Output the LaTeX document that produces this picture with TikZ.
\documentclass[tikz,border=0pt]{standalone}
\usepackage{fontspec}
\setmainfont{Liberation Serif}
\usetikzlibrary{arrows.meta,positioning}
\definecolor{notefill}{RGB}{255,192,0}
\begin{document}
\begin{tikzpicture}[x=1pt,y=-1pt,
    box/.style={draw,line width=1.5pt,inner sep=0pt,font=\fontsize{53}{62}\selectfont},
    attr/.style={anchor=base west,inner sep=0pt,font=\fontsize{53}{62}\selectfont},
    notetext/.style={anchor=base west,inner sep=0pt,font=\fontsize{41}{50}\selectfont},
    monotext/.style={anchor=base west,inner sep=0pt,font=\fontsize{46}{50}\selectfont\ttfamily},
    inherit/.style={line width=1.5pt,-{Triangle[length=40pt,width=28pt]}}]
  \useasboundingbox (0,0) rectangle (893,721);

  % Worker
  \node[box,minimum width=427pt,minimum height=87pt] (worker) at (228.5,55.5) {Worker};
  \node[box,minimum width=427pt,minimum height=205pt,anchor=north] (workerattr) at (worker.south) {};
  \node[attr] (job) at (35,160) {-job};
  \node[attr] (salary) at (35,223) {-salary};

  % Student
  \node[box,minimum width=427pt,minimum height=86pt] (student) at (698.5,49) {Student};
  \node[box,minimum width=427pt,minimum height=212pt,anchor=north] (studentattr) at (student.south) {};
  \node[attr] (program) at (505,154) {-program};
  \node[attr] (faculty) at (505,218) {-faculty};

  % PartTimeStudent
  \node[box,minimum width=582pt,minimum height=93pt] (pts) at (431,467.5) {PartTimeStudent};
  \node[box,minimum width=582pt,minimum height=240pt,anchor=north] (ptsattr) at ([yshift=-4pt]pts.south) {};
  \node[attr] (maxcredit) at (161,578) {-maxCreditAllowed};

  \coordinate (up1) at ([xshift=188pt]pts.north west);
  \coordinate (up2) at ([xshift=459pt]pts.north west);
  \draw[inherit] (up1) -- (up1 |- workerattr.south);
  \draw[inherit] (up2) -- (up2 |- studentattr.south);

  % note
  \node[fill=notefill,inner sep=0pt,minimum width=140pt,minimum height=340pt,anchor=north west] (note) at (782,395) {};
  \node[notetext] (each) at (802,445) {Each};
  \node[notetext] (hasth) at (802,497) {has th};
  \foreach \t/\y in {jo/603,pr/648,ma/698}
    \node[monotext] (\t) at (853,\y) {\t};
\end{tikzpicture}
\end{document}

(TASK DETAILS) Output the lines above verbatim and in full.

(ANSWER)
Output the LaTeX document that produces this picture with TikZ.
\documentclass[tikz,border=0pt]{standalone}
\usepackage{fontspec}
\setmainfont{Liberation Serif}
\usetikzlibrary{arrows.meta,positioning}
\definecolor{notefill}{RGB}{255,192,0}
\begin{document}
\begin{tikzpicture}[x=1pt,y=-1pt,
    box/.style={draw,line width=1.5pt,inner sep=0pt,font=\fontsize{53}{62}\selectfont},
    attr/.style={anchor=base west,inner sep=0pt,font=\fontsize{53}{62}\selectfont},
    notetext/.style={anchor=base west,inner sep=0pt,font=\fontsize{41}{50}\selectfont},
    monotext/.style={anchor=base west,inner sep=0pt,font=\fontsize{46}{50}\selectfont\ttfamily},
    inherit/.style={line width=1.5pt,-{Triangle[length=40pt,width=28pt]}}]
  \useasboundingbox (0,0) rectangle (893,721);

  % Worker
  \node[box,minimum width=427pt,minimum height=87pt] (worker) at (228.5,55.5) {Worker};
  \node[box,minimum width=427pt,minimum height=205pt,anchor=north] (workerattr) at (worker.south) {};
  \node[attr] (job) at (35,160) {-job};
  \node[attr] (salary) at (35,223) {-salary};

  % Student
  \node[box,minimum width=427pt,minimum height=86pt] (student) at (698.5,49) {Student};
  \node[box,minimum width=427pt,minimum height=212pt,anchor=north] (studentattr) at (student.south) {};
  \node[attr] (program) at (505,154) {-program};
  \node[attr] (faculty) at (505,218) {-faculty};

  % PartTimeStudent
  \node[box,minimum width=582pt,minimum height=93pt] (pts) at (431,467.5) {PartTimeStudent};
  \node[box,minimum width=582pt,minimum height=240pt,anchor=north] (ptsattr) at ([yshift=-4pt]pts.south) {};
  \node[attr] (maxcredit) at (161,578) {-maxCreditAllowed};

  \coordinate (up1) at ([xshift=188pt]pts.north west);
  \coordinate (up2) at ([xshift=459pt]pts.north west);
  \draw[inherit] (up1) -- (up1 |- workerattr.south);
  \draw[inherit] (up2) -- (up2 |- studentattr.south);

  % note
  \node[fill=notefill,inner sep=0pt,minimum width=140pt,minimum height=340pt,anchor=north west] (note) at (782,395) {};
  \node[notetext] (each) at (802,445) {Each};
  \node[notetext] (hasth) at (802,497) {has th};
  \foreach \t/\y in {jo/603,pr/648,ma/698}
    \node[monotext] (\t) at (853,\y) {\t};
\end{tikzpicture}
\end{document}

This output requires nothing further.